Attendance is an issue. “The majority of the Fs are because students are not attending their classes,” Miller wrote.

For November 2020, Clayton’s average attendance was 89.8%, according to district data. According to the Utah State Board of Education school report card, Clayton’s consistent attendance rate was 95.3% during the 2019-2020 school year.

Glendale Middle School recorded a 76.56% attendance rate in November, according to the school district, while its consistent attendance rate for the previous school year was nearly 91%.

The impacts of chronic absenteeism on academic progress are well documented.

“Students who are chronically absent are missing critical instruction time and are at the greatest risk of falling behind and dropping out of school,” according to the University of Delaware Center for Research in Education and Social Policy.

The district’s attendance data did show some positive trends. Some elementary schools had high attendance averages in November, with Emerson Elementary School at 98% and Meadowlark Elementary at 97%, both higher than last year’s average, and Beacon Heights at 97%, which was consistent with that school’s average for all of last year, according to state data.

Average attendance for the district’s traditional high schools — East, West and Highland — hovered in the 80% range in November, with Highland at 84.3%, East at 82.6% and West at 80.9%, according to district data.

Peter Gardner, a high school senior, said fewer of his classmates show up to Zoom classes each day.

“I’m worried they’re starting to disconnect from online school and I wonder if they’re OK,” he said.

Tucker McCormick, a ninth grader at East High School, said he prefers to be in school with friends and learn from teachers in person. If people follow safety protocols, in-school learning could resume, he said.

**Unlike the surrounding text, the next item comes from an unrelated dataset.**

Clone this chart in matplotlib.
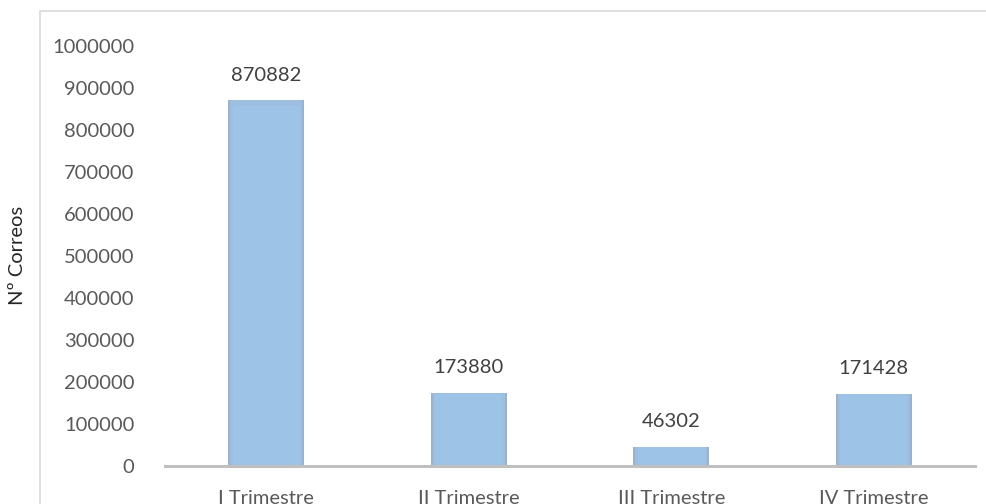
import matplotlib.pyplot as plt
from matplotlib.patches import Rectangle

categorias = ['I Trimestre', 'II Trimestre', 'III Trimestre', 'IV Trimestre']
correos = [870882, 173880, 46302, 171428]
yticks = [0, 100000, 200000, 300000, 400000, 500000, 600000, 700000, 800000, 900000, 1000000]

plt.rcParams['font.family'] = ['Lato', 'DejaVu Sans']

fig = plt.figure(figsize=(9.87, 5.04), dpi=100)
ax = fig.add_axes([165 / 987, 1 - 466 / 504, 810 / 987, 420 / 504])

# borde del grafico
fig.patches.append(Rectangle((40 / 987, -0.1), 1.1, 1 - 11 / 504 + 0.1, transform=fig.transFigure,
                             fill=False, edgecolor='#d9d9d9', linewidth=1.2))

x = range(len(categorias))
# barras con un leve sombreado en los bordes
ax.bar(x, correos, width=0.376, color='#9ab3cc', zorder=2)
ax.bar(x, correos, width=0.355, color='#9dbedf', zorder=3)
ax.bar(x, [v * 0.985 for v in correos], width=0.33, color='#9dc3e6', zorder=4)

for xi, v in zip(x, correos):
    ax.annotate(str(v), (xi, v), xytext=(0, 12), textcoords='offset points',
                ha='center', va='bottom', fontsize=14.5, color='#404040')

ax.set_xlim(-0.5, 3.5)
ax.set_ylim(0, 1000000)
ax.set_yticks(yticks)
ax.set_yticklabels([str(t) for t in yticks])
ax.set_xticks(list(x))
ax.set_xticklabels(categorias)
ax.tick_params(axis='y', length=0, pad=22, labelsize=14.5, labelcolor='#595959')
ax.tick_params(axis='x', length=0, pad=17, labelsize=14.5, labelcolor='#595959')

for s in ['top', 'right', 'left']:
    ax.spines[s].set_visible(False)
ax.spines['bottom'].set_color('#bfbfbf')
ax.spines['bottom'].set_linewidth(2.2)
ax.spines['bottom'].set_zorder(5)

fig.text(18 / 987, 1 - 255 / 504, 'Nº Correos', rotation=90, ha='center', va='center',
         fontsize=14.5, color='#262626')

fig.savefig('out.png', dpi=100)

“I definitely don’t want to get (COVID-19), but I think if everyone just wears a mask, I (would) feel comfortable,” he said.

McCormick noted that it’s been nine months since Salt Lake students have been in their schools between last spring’s soft closures and the school board decision to start the school year by remote.

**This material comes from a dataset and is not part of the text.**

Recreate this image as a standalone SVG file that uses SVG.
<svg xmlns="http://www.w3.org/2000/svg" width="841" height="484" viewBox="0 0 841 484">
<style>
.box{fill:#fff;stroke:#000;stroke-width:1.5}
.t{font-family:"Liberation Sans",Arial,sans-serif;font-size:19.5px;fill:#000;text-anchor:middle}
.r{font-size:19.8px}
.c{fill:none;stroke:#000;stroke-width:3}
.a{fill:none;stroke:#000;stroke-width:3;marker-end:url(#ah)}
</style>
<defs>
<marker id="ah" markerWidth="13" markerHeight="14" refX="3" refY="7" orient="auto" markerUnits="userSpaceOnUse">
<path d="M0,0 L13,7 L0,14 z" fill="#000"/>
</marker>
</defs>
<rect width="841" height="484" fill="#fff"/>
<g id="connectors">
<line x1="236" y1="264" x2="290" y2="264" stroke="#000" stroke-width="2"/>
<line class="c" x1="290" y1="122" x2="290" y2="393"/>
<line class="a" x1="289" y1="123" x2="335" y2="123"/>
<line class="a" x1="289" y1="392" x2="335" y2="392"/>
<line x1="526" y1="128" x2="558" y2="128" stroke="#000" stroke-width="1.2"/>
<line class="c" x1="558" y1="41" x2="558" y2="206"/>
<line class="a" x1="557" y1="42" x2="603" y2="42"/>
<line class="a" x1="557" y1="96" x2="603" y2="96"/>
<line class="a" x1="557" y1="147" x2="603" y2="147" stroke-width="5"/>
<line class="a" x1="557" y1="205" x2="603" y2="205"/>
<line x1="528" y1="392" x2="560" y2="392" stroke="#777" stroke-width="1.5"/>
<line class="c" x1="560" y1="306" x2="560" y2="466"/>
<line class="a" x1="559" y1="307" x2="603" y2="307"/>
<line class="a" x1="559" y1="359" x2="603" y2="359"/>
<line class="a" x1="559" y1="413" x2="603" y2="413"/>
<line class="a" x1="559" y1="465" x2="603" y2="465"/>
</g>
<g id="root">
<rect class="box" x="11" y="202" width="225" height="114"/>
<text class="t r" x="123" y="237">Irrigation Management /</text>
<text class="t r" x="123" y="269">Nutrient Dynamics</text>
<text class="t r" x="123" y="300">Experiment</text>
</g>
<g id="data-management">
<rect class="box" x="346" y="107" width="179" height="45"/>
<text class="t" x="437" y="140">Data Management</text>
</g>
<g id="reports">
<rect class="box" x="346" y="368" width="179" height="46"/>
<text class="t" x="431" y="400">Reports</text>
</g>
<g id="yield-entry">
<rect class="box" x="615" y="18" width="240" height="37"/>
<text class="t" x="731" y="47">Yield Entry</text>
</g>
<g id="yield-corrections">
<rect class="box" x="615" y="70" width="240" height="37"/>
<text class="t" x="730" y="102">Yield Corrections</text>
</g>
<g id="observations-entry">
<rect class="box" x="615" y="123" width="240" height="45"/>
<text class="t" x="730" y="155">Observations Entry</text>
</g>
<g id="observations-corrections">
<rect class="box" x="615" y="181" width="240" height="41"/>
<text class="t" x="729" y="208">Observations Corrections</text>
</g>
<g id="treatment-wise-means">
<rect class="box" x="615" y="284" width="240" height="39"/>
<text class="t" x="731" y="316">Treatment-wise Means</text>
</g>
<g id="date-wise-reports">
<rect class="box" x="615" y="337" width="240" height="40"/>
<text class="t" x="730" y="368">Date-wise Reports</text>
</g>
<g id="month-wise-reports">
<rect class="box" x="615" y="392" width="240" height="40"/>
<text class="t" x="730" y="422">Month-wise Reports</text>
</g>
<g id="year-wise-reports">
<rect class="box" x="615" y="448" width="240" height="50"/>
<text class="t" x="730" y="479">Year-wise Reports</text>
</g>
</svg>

“I’m so sick of it. It’s hard to focus. My parents work and I just hang out by myself. It’s depressing,” he said.

The Salt Lake School Board voted recently to allow elementary students to return to in-person learning in phases starting in January, but did not act on a specific plan for middle or high school students. The board’s next scheduled meeting is Jan. 5.

Parent Emily Bell McCormick said even a hybrid schedule “would be so much better than nothing at all.”

She wants kids back in school despite rising COVID-19 cases but wants online learning to still be available for students or families dealing with compromised health.

Giving kids a controlled atmosphere would be preferable to students doing whatever they want away from school.

“A lot of the studies that are coming out now are showing that it’s not the school setting where kids are typically getting it because in the school setting, they have to abide by certain safety protocols. The problem is, these kids are getting together after school and hanging out anyway because they are going nuts. So they’re not using those safety protocols when they’re together,” she said.

Interim Superintendent Larry Madden did not address issues raised at the rally specifically but said in a statement that “the district has always been supportive of students engaging in their communities and safely exercising their First Amendment rights. Today’s student rallies are no exception.

“We welcome student voices — especially on issues that directly impact them — and encourage our students to continue to speak out on issues that are important to them.”